American ice hockey player (born 1980)

Kimberly Michelle Insalaco (born November 4, 1980) is an American ice hockey player. She won a bronze medal at the 2006 Winter Olympics. She graduated from Brown University in 2003.

==Before Brown==
Insalaco was educated at Choate Rosemary Hall in Wallingford, Connecticut, where in 1999 she was and played for the Connecticut Polar Bears. She was the 1999 New England Prep School Player of the Year, Boston Globe All-Scholastic Selection, Hockey Night in Boston Most Valuable Forward, and Hockey Night in Boston All-Scholastic Tournament MVP. She was an All-State Soccer Award winner and an All-New England Soccer Team MVP in 1999. Kim is a 3-time New England Champion with the Choate Varsity Track and Field, Soccer, and Ice Hockey teams. Kim set and still holds the ice hockey single-season goal-scoring record at Choate, with 51 goals, during the 1997-98 regular season.

==At Brown==
Kim played for the Brown University Bears from 1999 to 2003 and was an extremely important factor in Brown's success during those years. She played in one AWCHA National Championship and one NCAA National Frozen Four Final finishing as a runner-up to Minn.-Duluth.

In her freshman season, she was the leading scorer for underclassmen tallying 20 goals and 17 assists, for 37 points. She was named to the First Team All-Ivy Selection and was also a member of the Brown Women's Soccer Team all 4-years.

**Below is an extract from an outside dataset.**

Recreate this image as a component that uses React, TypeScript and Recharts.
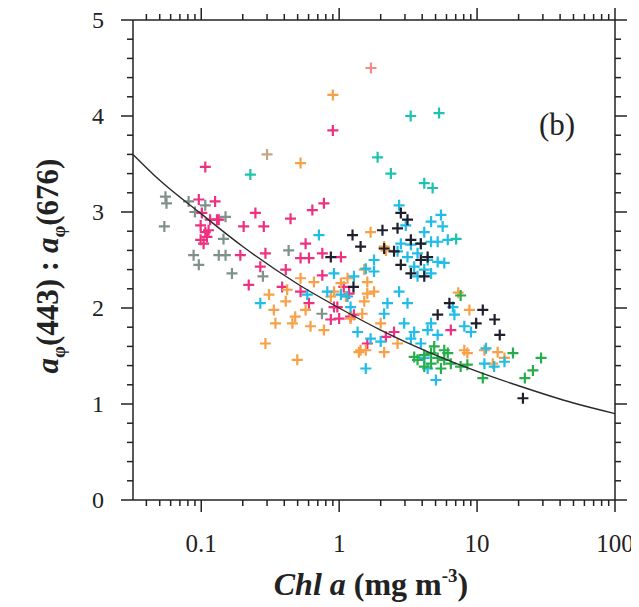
import React from 'react';
import { ScatterChart, Scatter, XAxis, YAxis, Label } from 'recharts';

// ---------- axis ticks ----------
const X_MAJOR = [0.1, 1, 10, 100];
const X_MAJOR_LABELS = ['0.1', '1', '10', '100'];
const X_MINOR = [
  0.04, 0.05, 0.06, 0.07, 0.08, 0.09,
  0.2, 0.3, 0.4, 0.5, 0.6, 0.7, 0.8, 0.9,
  2, 3, 4, 5, 6, 7, 8, 9,
  20, 30, 40, 50, 60, 70, 80, 90,
];
const X_DOMAIN = [0.032, 100];
const Y_MAJOR = [0, 1, 2, 3, 4, 5];
const Y_MAJOR_LABELS = ['0', '1', '2', '3', '4', '5'];
const Y_MINOR = [0.2, 0.4, 0.6, 0.8, 1.2, 1.4, 1.6, 1.8, 2.2, 2.4, 2.6, 2.8, 3.2, 3.4, 3.6, 3.8, 4.2, 4.4, 4.6, 4.8];
const Y_DOMAIN = [0, 5];

// ---------- data (Chl a, ratio) ----------
const grayPts = [
  [0.055, 3.16], [0.056, 3.09], [0.054, 2.85], [0.081, 3.11], [0.107, 3.07], [0.15, 2.95],
  [0.088, 2.55], [0.096, 2.45], [0.134, 2.55], [0.15, 2.55], [0.145, 2.72], [0.167, 2.36],
  [0.43, 2.6], [0.28, 2.33], [0.75, 1.94], [0.09, 3.0],
];
const magentaPts = [
  [0.107, 3.47], [0.096, 3.13], [0.126, 3.11], [0.101, 2.99], [0.116, 2.92], [0.13, 2.92],
  [0.099, 2.86], [0.107, 2.79], [0.113, 2.81], [0.099, 2.71], [0.11, 2.74], [0.104, 2.67],
  [0.134, 2.92], [0.203, 2.85], [0.247, 2.99], [0.284, 2.85], [0.444, 2.93], [0.639, 3.02],
  [0.775, 3.09], [0.571, 2.67], [0.525, 2.52], [0.604, 2.52], [0.192, 2.55], [0.292, 2.57],
  [0.268, 2.43], [0.755, 2.57], [1.03, 2.53], [0.221, 2.24], [0.41, 2.4], [0.386, 2.22],
  [0.525, 2.17], [0.604, 2.05], [0.755, 2.34], [0.917, 2.01], [1.0, 1.89], [1.28, 1.93],
  [1.6, 1.63], [1.08, 2.22], [1.18, 2.15], [0.97, 2.01], [1.21, 1.91], [0.87, 1.88],
  [2.5, 1.75], [2.18, 1.7], [6.45, 1.77], [0.9, 3.85],
];
const orangePts = [
  [0.525, 3.51], [0.9, 4.22], [0.42, 2.19], [0.525, 2.31], [0.656, 2.27], [0.31, 2.14],
  [0.336, 1.98], [0.41, 2.07], [0.48, 1.91], [0.571, 1.98], [0.458, 1.84], [0.345, 1.84],
  [0.62, 1.81], [0.775, 1.77], [0.292, 1.63], [0.497, 1.46], [1.52, 2.4], [1.6, 2.27],
  [1.43, 1.56], [1.69, 2.79], [0.917, 2.17], [1.12, 2.12], [2.12, 2.64], [2.18, 2.6],
  [1.79, 2.17], [1.6, 2.15], [1.52, 2.07], [1.47, 1.94], [1.21, 1.89], [7.3, 2.16],
  [8.8, 1.98], [2.0, 1.84], [1.56, 1.56], [1.39, 1.54], [2.12, 1.54], [2.65, 1.63],
  [8.08, 1.56], [8.5, 1.53], [11.3, 1.56], [14.1, 1.54], [15.8, 1.48], [13.0, 1.42],
  [0.87, 2.12], [1.03, 2.26], [1.15, 2.31],
];
const cyanPts = [
  [0.713, 2.76], [0.917, 2.36], [1.28, 2.33], [1.79, 2.5], [0.268, 2.05], [0.587, 2.14],
  [0.82, 2.17], [1.15, 2.12], [1.21, 2.01], [1.36, 1.75], [1.56, 1.37], [1.69, 1.68],
  [2.72, 3.07], [5.47, 2.97], [4.64, 2.9], [5.63, 2.85], [3.04, 2.86], [4.14, 2.79],
  [2.8, 2.67], [3.31, 2.66], [3.91, 2.67], [4.64, 2.69], [5.18, 2.69], [6.13, 2.71],
  [2.65, 2.59], [3.13, 2.53], [3.7, 2.57], [4.38, 2.5], [5.18, 2.48], [5.78, 2.47],
  [3.5, 2.43], [4.14, 2.4], [4.64, 2.36], [3.7, 2.33], [1.56, 2.41], [1.79, 2.38],
  [2.72, 2.17], [2.24, 2.05], [3.13, 2.05], [1.03, 2.14], [6.67, 2.01], [6.85, 1.93],
  [2.12, 1.94], [2.96, 1.84], [3.5, 1.75], [4.38, 1.77], [4.64, 1.84], [5.18, 1.72],
  [8.08, 1.81], [9.03, 1.75], [2.0, 1.65], [3.31, 1.68], [3.91, 1.63], [4.14, 1.48],
  [5.03, 1.25], [4.38, 1.37], [11.3, 1.42], [13.3, 1.39], [15.8, 1.44], [11.6, 1.58],
];
const tealPts = [
  [0.227, 3.39], [1.9, 3.57], [2.37, 3.4], [4.14, 3.3], [4.76, 3.25], [7.05, 2.72],
  [3.3, 4.0], [5.3, 4.03],
];
const blackPts = [
  [1.25, 2.76], [1.43, 2.64], [0.87, 2.53], [1.27, 2.22], [2.06, 2.81], [2.65, 2.83],
  [2.8, 2.99], [3.13, 2.92], [2.12, 2.62], [2.5, 2.59], [3.31, 2.71], [3.91, 2.67],
  [2.8, 2.45], [3.31, 2.36], [3.91, 2.5], [4.38, 2.53], [4.14, 2.33], [6.3, 2.05],
  [5.18, 1.93], [11.0, 1.98], [13.4, 1.88], [9.85, 1.84], [14.6, 1.72], [21.5, 1.06],
];
const greenPts = [
  [7.6, 2.13], [3.5, 1.49], [4.14, 1.51], [4.64, 1.53], [5.18, 1.48], [5.78, 1.46],
  [6.45, 1.42], [4.64, 1.42], [4.14, 1.39], [5.47, 1.37], [3.7, 1.46], [6.13, 1.53],
  [7.6, 1.39], [8.5, 1.41], [18.2, 1.53], [29.1, 1.48], [25.4, 1.35], [22.2, 1.27],
  [11.0, 1.27], [4.89, 1.6], [5.78, 1.56],
];
const salmonPts = [[1.7, 4.5]];
const tanPts = [[0.3, 3.6]];

// fitted curve
const fitCurve = [
  [0.032, 3.6], [0.05, 3.33], [0.1, 2.98], [0.2, 2.64], [0.5, 2.25], [1, 2.0],
  [2, 1.77], [5, 1.51], [10, 1.34], [20, 1.19], [50, 1.01], [100, 0.9],
];

const SERIES = [
  { name: 'gray', pts: grayPts, color: '#7f918a' },
  { name: 'magenta', pts: magentaPts, color: '#ee3080' },
  { name: 'orange', pts: orangePts, color: '#f8a048' },
  { name: 'cyan', pts: cyanPts, color: '#1fbde8' },
  { name: 'teal', pts: tealPts, color: '#1cc3ae' },
  { name: 'black', pts: blackPts, color: '#1e1e2c' },
  { name: 'green', pts: greenPts, color: '#28ad4c' },
  { name: 'salmon', pts: salmonPts, color: '#f48a82' },
  { name: 'tan', pts: tanPts, color: '#c2a686' },
];

const toObj = (a: number[][]) => a.map(([x, y]) => ({ x, y }));

const FONT = 'Liberation Serif, Times New Roman, serif';
const AX = '#222';

const findIdx = (v: number, arr: number[]) =>
  arr.findIndex((m) => Math.abs(v - m) <= Math.abs(m) * 1e-6 + 1e-9);

const BottomTick = (props: any) => {
  const { x, y, payload } = props;
  const i = findIdx(payload.value, X_MAJOR);
  const major = i >= 0;
  return (
    <g>
      <line x1={x} y1={y} x2={x} y2={y + (major ? 12 : 6)} stroke={AX} strokeWidth={1.5} />
      {major && (
        <text x={x} y={y + 52} textAnchor="middle" fontFamily={FONT} fontSize={25} fill="#222">
          {X_MAJOR_LABELS[i]}
        </text>
      )}
    </g>
  );
};
const TopTick = (props: any) => {
  const { x, y, payload } = props;
  const major = findIdx(payload.value, X_MAJOR) >= 0;
  return <line x1={x} y1={y} x2={x} y2={y - (major ? 12 : 6)} stroke={AX} strokeWidth={1.5} />;
};
const LeftTick = (props: any) => {
  const { x, y, payload } = props;
  const i = findIdx(payload.value, Y_MAJOR);
  const major = i >= 0;
  return (
    <g>
      <line x1={x} y1={y} x2={x - (major ? 12 : 6)} y2={y} stroke={AX} strokeWidth={1.5} />
      {major && (
        <text x={x - 29} y={y + 8} textAnchor="end" fontFamily={FONT} fontSize={24} fill="#222">
          {Y_MAJOR_LABELS[i]}
        </text>
      )}
    </g>
  );
};
const RightTick = (props: any) => {
  const { x, y, payload } = props;
  const major = findIdx(payload.value, Y_MAJOR) >= 0;
  return <line x1={x} y1={y} x2={x + (major ? 12 : 6)} y2={y} stroke={AX} strokeWidth={1.5} />;
};

const makePlus = (color: string) => (props: any) => {
  const { cx, cy } = props;
  if (cx == null || cy == null) return <g />;
  const r = 5.5;
  return (
    <path
      d={`M${cx - r},${cy}H${cx + r}M${cx},${cy - r}V${cy + r}`}
      stroke={color}
      strokeWidth={2.2}
      fill="none"
    />
  );
};

const XTitle = () => (
  <text x={363} y={587} textAnchor="middle" fontFamily={FONT} fontSize={32} fontWeight="bold" fill="#222">
    <tspan fontStyle="italic">Chl a</tspan>
    <tspan> (mg m</tspan>
    <tspan fontSize={19} dy={-13}>-3</tspan>
    <tspan dy={13}>)</tspan>
  </text>
);

const YTitle = () => (
  <text
    x={50}
    y={258}
    transform="rotate(-90 50 258)"
    textAnchor="middle"
    fontFamily={FONT}
    fontSize={31}
    fontWeight="bold"
    fill="#222"
  >
    <tspan fontStyle="italic">a</tspan>
    <tspan fontSize={19} dy={7}>φ</tspan>
    <tspan dy={-7}>(443) : </tspan>
    <tspan fontStyle="italic">a</tspan>
    <tspan fontSize={19} dy={7}>φ</tspan>
    <tspan dy={-7}>(676)</tspan>
  </text>
);

const PanelTag = () => (
  <text x={549} y={127} textAnchor="middle" fontFamily={FONT} fontSize={31} fill="#222">
    (b)
  </text>
);

export default function App() {
  return (
    <div style={{ width: 631, height: 599 }}>
      <ScatterChart width={631} height={599} margin={{ top: 0, right: 0, bottom: 0, left: 0 }}>
        <XAxis
          xAxisId="b"
          dataKey="x"
          type="number"
          scale="log"
          domain={X_DOMAIN}
          allowDataOverflow
          ticks={[...X_MINOR, ...X_MAJOR]}
          interval={0}
          orientation="bottom"
          height={107}
          tickSize={0}
          tickMargin={0}
          tickLine={false}
          tick={<BottomTick />}
          axisLine={{ stroke: AX, strokeWidth: 1.5 }}
        >
          <Label content={<XTitle />} />
        </XAxis>
        <XAxis
          xAxisId="t"
          dataKey="x"
          type="number"
          scale="log"
          domain={X_DOMAIN}
          allowDataOverflow
          ticks={[...X_MINOR, ...X_MAJOR]}
          interval={0}
          orientation="top"
          height={12}
          tickSize={0}
          tickMargin={0}
          tickLine={false}
          tick={<TopTick />}
          axisLine={{ stroke: AX, strokeWidth: 1.5 }}
        >
          <Label content={<PanelTag />} />
        </XAxis>
        <YAxis
          yAxisId="l"
          dataKey="y"
          type="number"
          domain={Y_DOMAIN}
          allowDataOverflow
          ticks={[...Y_MINOR, ...Y_MAJOR]}
          interval={0}
          orientation="left"
          width={125}
          tickSize={0}
          tickMargin={0}
          tickLine={false}
          tick={<LeftTick />}
          axisLine={{ stroke: AX, strokeWidth: 1.5 }}
        >
          <Label content={<YTitle />} />
        </YAxis>
        <YAxis
          yAxisId="r"
          dataKey="y"
          type="number"
          domain={Y_DOMAIN}
          allowDataOverflow
          ticks={[...Y_MINOR, ...Y_MAJOR]}
          interval={0}
          orientation="right"
          width={24}
          tickSize={0}
          tickMargin={0}
          tickLine={false}
          tick={<RightTick />}
          axisLine={{ stroke: AX, strokeWidth: 1.5 }}
        />
        {SERIES.map((s) => (
          <Scatter
            key={s.name}
            name={s.name}
            data={toObj(s.pts)}
            xAxisId="b"
            yAxisId="l"
            shape={makePlus(s.color)}
            isAnimationActive={false}
          />
        ))}
        <Scatter
          name="fit"
          data={toObj(fitCurve)}
          xAxisId="t"
          yAxisId="r"
          line={{ stroke: '#2a2a2a', strokeWidth: 1.4 }}
          lineJointType="monotoneX"
          shape={() => <g />}
          isAnimationActive={false}
        />
      </ScatterChart>
    </div>
  );
}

In her junior year, Kim tallied 24 goals and 26 assists for a 50-point total, ranking third in scoring for the NCAA that season. She was also a co-captain. She scored the game-winning goal in the ECAC Championship and the NCAA Semi-Final match-up against Minnesota.

In her senior year, Kim tallied 9 goals and 23 assists for a 32-point total. She also earned ECAC All-Academic Honors. After her career at Brown, she competed for the Oakville Ice of the National Women's Hockey League.

==Team USA==
Kim attended U.S Junior National camps from 1994 to 1998 and attended the USA Hockey National Women's Festival for the first time in 1998. She was a member of the USA Under-22 National Team from 1996 to 2002. Kim played for the USA National Team at the Women's World Championship in 2003–2004, and 2004–2005, winning Gold in 2004–2005. In 2005, she again skated for Team USA at the Four Nations Cup in Finland. In 2006, Kim was named to the USA Olympic Team, which won Bronze at the 2006 Olympics in Turin, Italy.